Anyway, it's not too bad compared to many of the others of late. The human element was far more interesting than usual - camera guy Jimmy has invited along a new girlfriend (Lynne) that he doesn't really care about because he hopes she will drive a wedge between the other couple, Emma and Scott. Seems Jimmy has harbored feelings for Emma for a long time (it's hinted that they fooled around a bit once) and still thinks he has a shot, so it's basically a found footage scary movie version of being in the friend zone for so long that you start killing everyone involved. But they also all do some drugs, so everyone gets to act a bit crazy, and their tangled romantic problems are better than the usual improvised bullshit that passes for dialogue in these things - it's rare I get a good handle on any of them and even get an idea that they've had a real life before the camera began rolling. Indeed, the movie unfortunately begins with the police investigation about their deaths, which I usually dislike because it spoils the suspense, but here it just sort of bummed me out because I actually got the sense of a real person's life ending.

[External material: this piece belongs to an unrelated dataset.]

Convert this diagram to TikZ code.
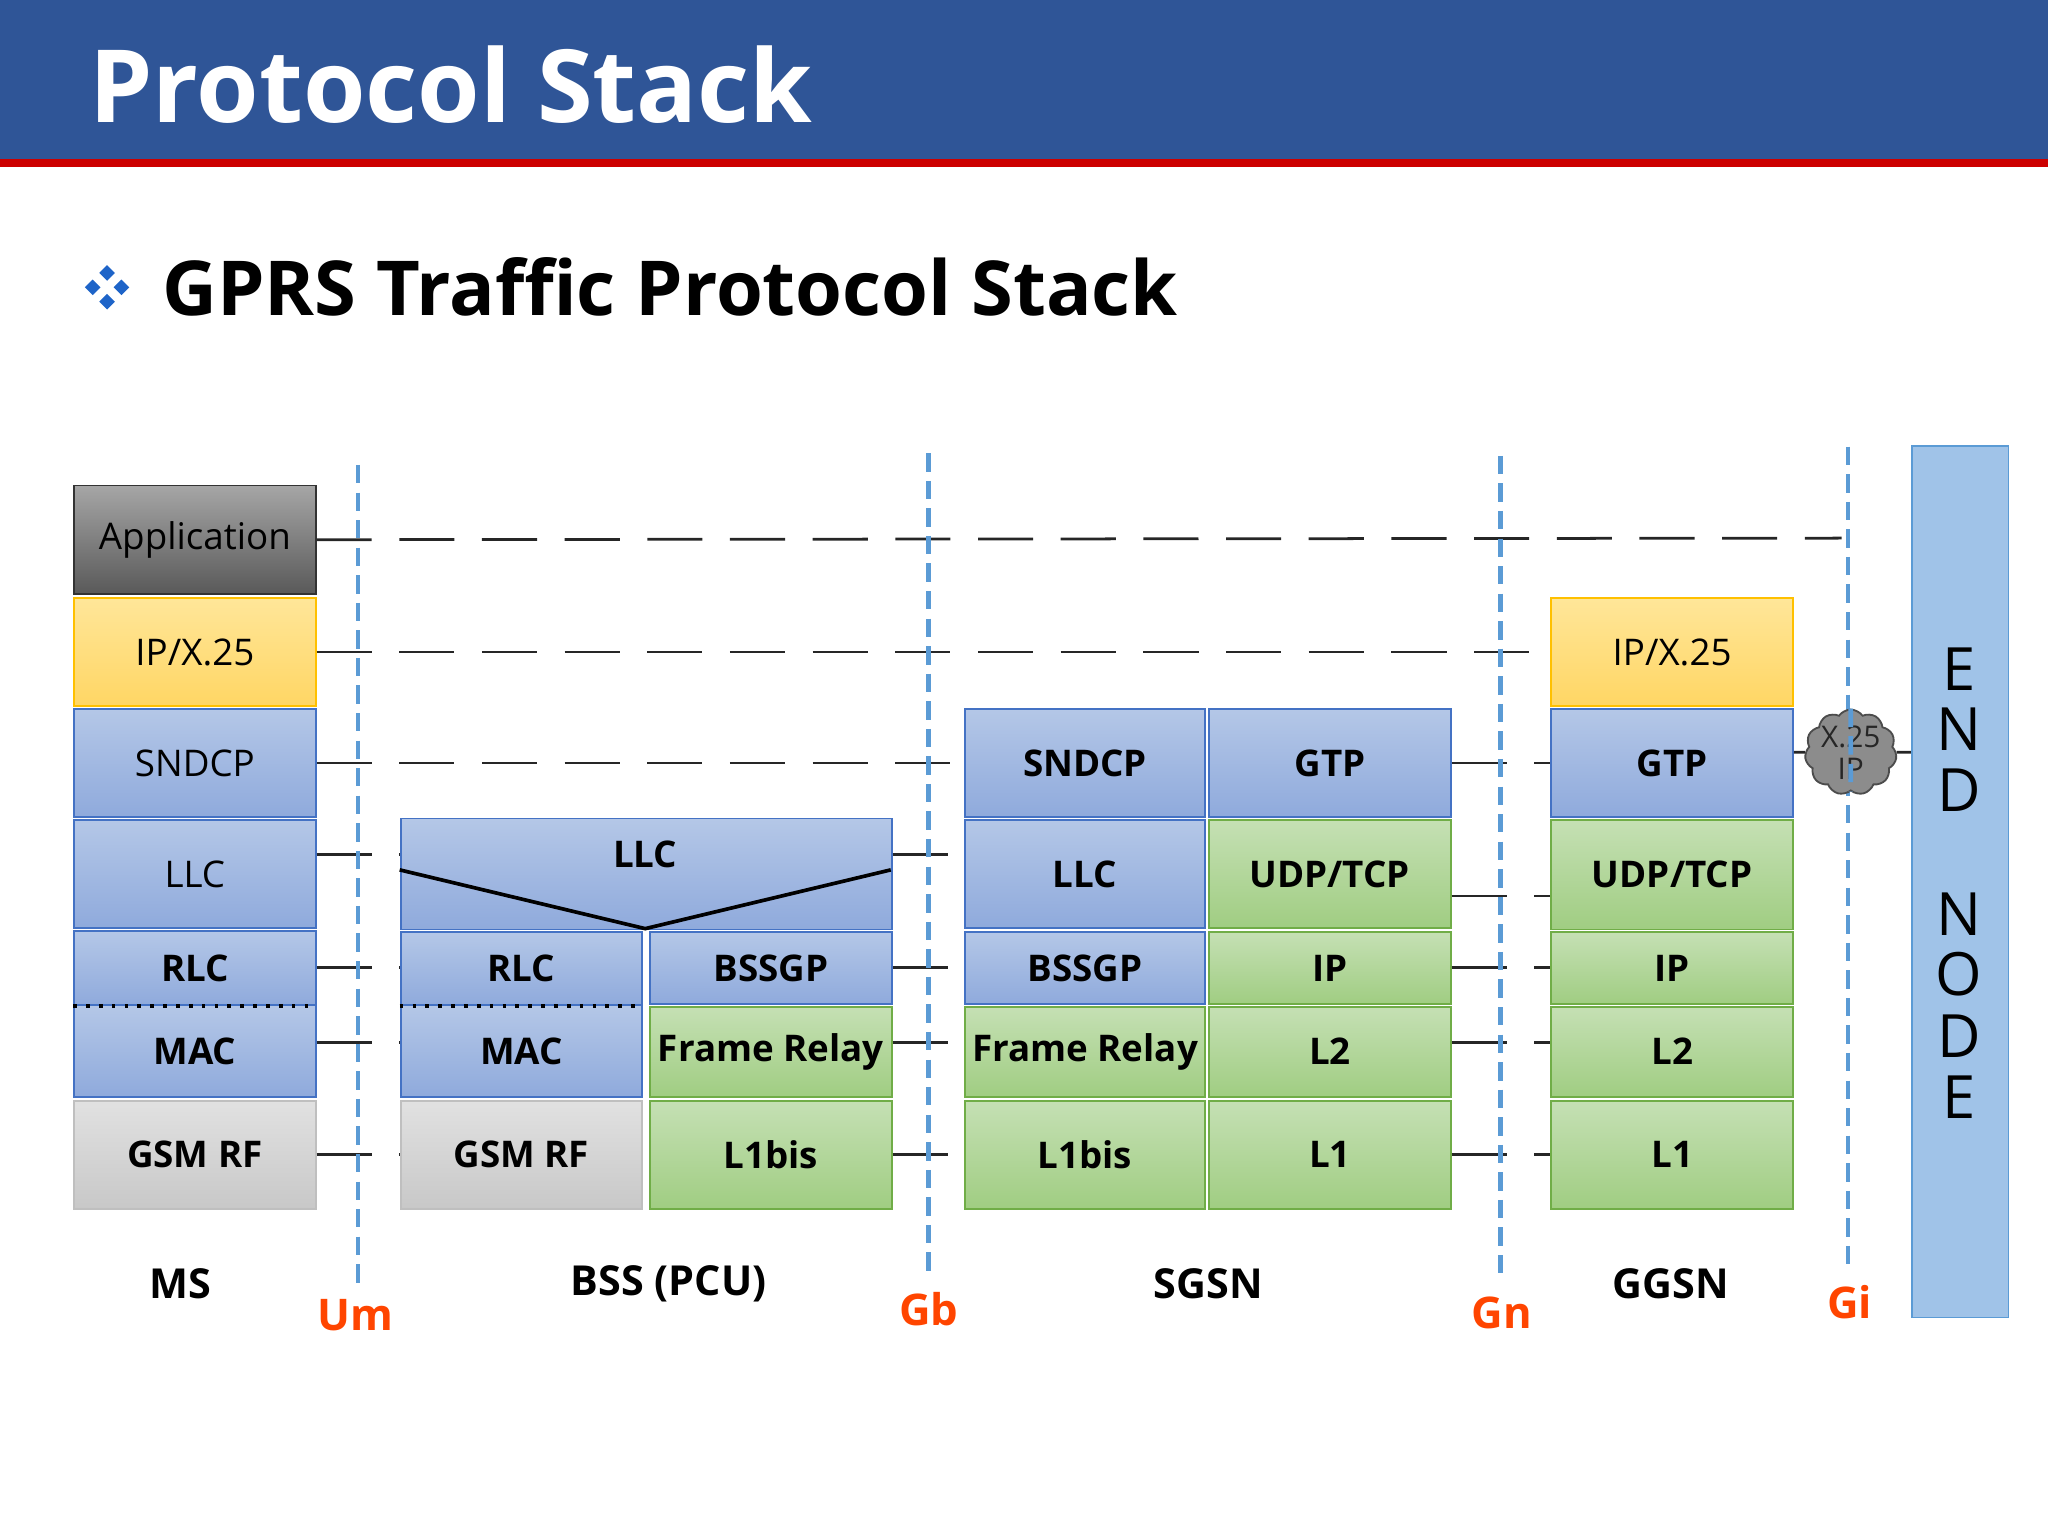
\documentclass[tikz,border=0pt]{standalone}
\usepackage{fontspec}
\setmainfont{Open Sans}
\usetikzlibrary{shapes.symbols}
\definecolor{hdr}{HTML}{2F5597}
\definecolor{lbl}{HTML}{FF4500}
\definecolor{blD}{HTML}{4472C4}\definecolor{blT}{RGB}{180,199,231}\definecolor{blB}{RGB}{143,170,220}
\definecolor{grD}{RGB}{112,173,71}\definecolor{grT}{RGB}{197,224,180}\definecolor{grB}{RGB}{160,205,130}
\definecolor{yeD}{RGB}{255,192,0}\definecolor{yeT}{RGB}{255,230,153}\definecolor{yeB}{RGB}{255,214,100}
\definecolor{gyD}{RGB}{191,191,191}\definecolor{gyT}{RGB}{225,225,225}\definecolor{gyB}{RGB}{200,200,200}
\definecolor{vcol}{RGB}{91,155,213}\definecolor{enf}{RGB}{160,195,232}\definecolor{bul}{RGB}{30,100,200}
\tikzset{
 pb/.style={draw=#1, inner sep=0pt, font=\fontsize{8}{9}\selectfont},
 bl/.style={pb=blD, top color=blT, bottom color=blB},
 gr/.style={pb=grD, top color=grT, bottom color=grB},
 ye/.style={pb=yeD, top color=yeT, bottom color=yeB},
 gy/.style={pb=gyD, top color=gyT, bottom color=gyB},
 ap/.style={pb=black!80, top color=black!35, bottom color=black!65},
 en/.style={pb=vcol, fill=enf},
 hl/.style={black!85, dashed, dash pattern=on 12pt off 6pt, line width=0.6pt},
 vl/.style={vcol, dashed, dash pattern=on 4pt off 2pt, line width=1pt},
 if/.style={text=lbl, font=\bfseries\fontsize{9.5}{10}\selectfont},
 nm/.style={font=\bfseries\fontsize{9}{10}\selectfont},
}
\newcommand\pbox[7]{\node[#2, anchor=north west, minimum width={(#5-#3)*0.01cm}, minimum height={(#6-#4)*0.01cm}] (#1) at (#3,#4) {#7};}
\begin{document}
\begin{tikzpicture}[x=0.01cm,y=-0.01cm]
\useasboundingbox (0,0) rectangle (1568,1176);
\fill[hdr] (0,0) rectangle (1568,122);
\fill[red!80!black] (0,122) rectangle (1568,128);
\node[anchor=west, text=white, font=\bfseries\fontsize{22}{24}\selectfont] (title) at (56,65) {Protocol Stack};
\foreach \dx/\dy in {0/-11,0/11,-11/0,11/0}{\fill[bul] (82+\dx,220+\dy-6) -- ++(6,6) -- ++(-6,6) -- ++(-6,-6) -- cycle;}
\node[anchor=west, font=\bfseries\fontsize{16.5}{18}\selectfont] (sub) at (112,220) {GPRS Traffic Protocol Stack};
% MS
\pbox{msapp}{ap}{56}{371}{241}{454}{Application}
\pbox{msip}{ye}{56}{457}{241}{540}{IP/X.25}
\pbox{mssn}{bl}{56}{542}{241}{625}{SNDCP}
\pbox{msllc}{bl}{56}{627}{241}{710}{LLC}
\pbox{msrlc}{bl}{56}{712}{241}{769}{\bfseries RLC}
\pbox{msmac}{bl}{56}{769}{241}{839}{\bfseries MAC}
\pbox{msrf}{gy}{56}{842}{241}{925}{\bfseries GSM RF}
\draw[dotted, thick] (msrlc.south west) -- (msrlc.south east);
% BSS
\pbox{bllc}{bl}{306}{626}{682}{711}{}
\node[font=\bfseries\fontsize{8}{9}\selectfont] (bllct) at (494,654) {LLC};
\draw[thick] (306,666) -- (494,711) -- (682,666);
\pbox{brlc}{bl}{306}{713}{491}{769}{\bfseries RLC}
\pbox{bmac}{bl}{306}{769}{491}{839}{\bfseries MAC}
\draw[dotted, thick] (brlc.south west) -- (brlc.south east);
\pbox{bbss}{bl}{497}{713}{682}{768}{\bfseries BSSGP}
\pbox{bfr}{gr}{497}{770}{682}{839}{\bfseries Frame Relay}
\pbox{brf}{gy}{306}{842}{491}{925}{\bfseries GSM RF}
\pbox{bl1}{gr}{497}{842}{682}{925}{\bfseries L1bis}
% SGSN
\pbox{ssn}{bl}{738}{542}{922}{625}{\bfseries SNDCP}
\pbox{sgtp}{bl}{925}{542}{1110}{625}{\bfseries GTP}
\pbox{sllc}{bl}{738}{627}{922}{710}{\bfseries LLC}
\pbox{sudp}{gr}{925}{627}{1110}{710}{\bfseries UDP/TCP}
\pbox{sbss}{bl}{738}{713}{922}{768}{\bfseries BSSGP}
\pbox{sip}{gr}{925}{713}{1110}{768}{\bfseries IP}
\pbox{sfr}{gr}{738}{770}{922}{839}{\bfseries Frame Relay}
\pbox{sl2}{gr}{925}{770}{1110}{839}{\bfseries L2}
\pbox{sl1b}{gr}{738}{842}{922}{925}{\bfseries L1bis}
\pbox{sl1}{gr}{925}{842}{1110}{925}{\bfseries L1}
% GGSN
\pbox{gip}{ye}{1187}{457}{1372}{540}{IP/X.25}
\pbox{ggtp}{bl}{1187}{542}{1372}{625}{\bfseries GTP}
\pbox{gudp}{gr}{1187}{627}{1372}{711}{\bfseries UDP/TCP}
\pbox{gipb}{gr}{1187}{713}{1372}{768}{\bfseries IP}
\pbox{gl2}{gr}{1187}{770}{1372}{839}{\bfseries L2}
\pbox{gl1}{gr}{1187}{842}{1372}{925}{\bfseries L1}
% End node
\pbox{endn}{en}{1463}{341}{1537}{1008}{}
\foreach \l/\y [count=\i] in {E/512,N/558,D/605,N/700,O/746,D/793,E/840}
  \node[font=\fontsize{13}{14}\selectfont] (en\i) at (1500,\y) {\l};
% dashed horizontal
\coordinate (giA) at (1410,412);
\draw[hl] (msapp.east) -- (giA);
\draw[hl] (msip.east) -- (gip.west);
\draw[hl] (mssn.east) -- (ssn.west);
\draw[hl] (sgtp.east) -- (ggtp.west);
\draw[hl] (msllc.east |- bllct) -- (bllc.west |- bllct);
\draw[hl] (bllc.east |- bllct) -- (sllc.west |- bllct);
\draw[hl] (sudp.east |- 0,686) -- (gudp.west |- 0,686);
\foreach \a/\b in {msrlc/brlc,bbss/sbss,sip/gipb}{\draw[hl] (\a.east |- 0,741) -- (\b.west |- 0,741);}
\foreach \a/\b in {msmac/bmac,bfr/sfr,sl2/gl2}{\draw[hl] (\a.east |- 0,798) -- (\b.west |- 0,798);}
\foreach \a/\b in {msrf/brf,bl1/sl1b,sl1/gl1}{\draw[hl] (\a.east |- 0,884) -- (\b.west |- 0,884);}
% vertical dashed
\coordinate (v1a) at (274,356); \coordinate (v1b) at (274,985);
\coordinate (v2a) at (711,347); \coordinate (v2b) at (711,975);
\coordinate (v3a) at (1149,349); \coordinate (v3b) at (1149,975);
\coordinate (v4a) at (1415,342); \coordinate (v4b) at (1415,970);
\foreach \i in {1,...,4}{\draw[vl] (v\i a) -- (v\i b);}
% cloud
\node[cloud, cloud puffs=11, cloud puff arc=110, aspect=1.1, draw=black!70, fill=black!45, inner sep=0pt, font=\fontsize{6.5}{7}\selectfont, align=center, text=black!85, minimum width=0.64cm, minimum height=0.58cm] (cl) at (1417,576) {X.25\\IP};
\draw[black!85, line width=0.6pt] (ggtp.east |- cl) -- (cl.west);
\draw[black!85, line width=0.6pt] (cl.east) -- (endn.west |- cl);
\draw[vl] (cl.north) -- (cl.south);
% labels
\node[if] (um) at (272,1007) {Um};
\node[if] (gb) at (711,1002) {Gb};
\node[if] (gn) at (1150,1005) {Gn};
\node[if] (gi) at (1416,997) {Gi};
\node[nm] (ms) at (138,983) {MS};
\node[nm] (bss) at (512,983) {BSS (PCU)};
\node[nm] (sg) at (925,983) {SGSN};
\node[nm] (gg) at (1279,983) {GGSN};
\end{tikzpicture}
\end{document}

It's also got some legitimately creepy bits, mostly focused on Jimmy's increasingly unhinged behavior and how that affects his camerawork. There are a number of quick bursts of random closeups and the like, as if he was just recording things at random, and also a running "theme" of insects that I never quite understood but enjoyed all the same - army ants are freaky, man. The climax is also a pretty good nail-biter; the two girls are trapped in the car with a slowly dying camera, limiting the amount of time they can turn it on (and thus see - again, the only way to keep the light on) and having no idea where their attacker was. Also, they're pissed at each other because of the "love quadrangle" thing, adding more tension to the sequence. Of course, the "camera is dying" thing is kind of rubbish, since we know it can't die until the movie is over, but it's close enough to working that I'll give it a pass. I was mostly just happy that it's a single camera one for a change, since so many lately ruin a ton of the tension by giving half the cast their own camera.

But that also got me thinking (I thought a lot during this one!) - would this have worked better as a straight narrative? It's basically a small stakes slasher, and I would have gotten into it a lot sooner if I wasn't constantly asking why they were filming. Maybe an approach like Lovely Molly would have been wise, where the camera sequences were used for a certain aspect of the story and never needed to be justified. My boss Devin wrote about this a while ago, that the aesthetic doesn't need to be applied to the entire runtime (even the police investigation at the top, where they are presumably finding the damn tape, is shot in the style), but yet Molly remains one of the very few that take that approach in any meaningful way (ironic, considering the film considered to be one of the first, Cannibal Holocaust, is indeed "half and half"). You'd think with 11,000 of these things being released every week that we'd be seeing more experimentation, but alas, if anything they're all becoming more insular. When I first made the "mockumentary" tag, I was seeing zombie films (Diary of the Dead), killer kids (Home Movie), monster movies (Cloverfield), and even traditional docs like Poughkeepsie Tapes, but lately it's all variations on the "we go somewhere and bad things start happening", and those bad things usually ghosts or something supernatural. And when they DO go outside the norm, like the underrated The Bay, the movie gets dumped (or it seems to start that way, like Grave Encounters 2, only to give up and go back to a bunch of people running around with cameras). I don't get it.

So in short, a front half with a lot of the stuff that you've seen a zillion times paves the way for a more interesting, occasionally tense and dark back half. Not a classic of the genre, but a notch or two above many of the ones I've seen recently. And thus, this week's now obligatory found footage movie has given me enough optimism for the next one! Thanks, Hollow!

What say you?

2 comments:

  1. The thing that bothered me about Hollow was the way almost every "scare" in the movie was via a loud sound from a camera edit. I was hopeful that the plot would be kind of an unhinged slow burn, but when I actually got what I asked for, it couldn't have been more disappointing.

    ReplyDelete
  2. -It was a good movie. Although, i was a little messed up on how the ending went. Who hung all them there friend that they claim that jumped off the cliff that had the jacket on at the end. Or the real hollow monster that lived in the tree. Or did it posses the boy to hang all of his friends we will never know. Least i wont. Confused. But, i liked it 4/5. Needed more details.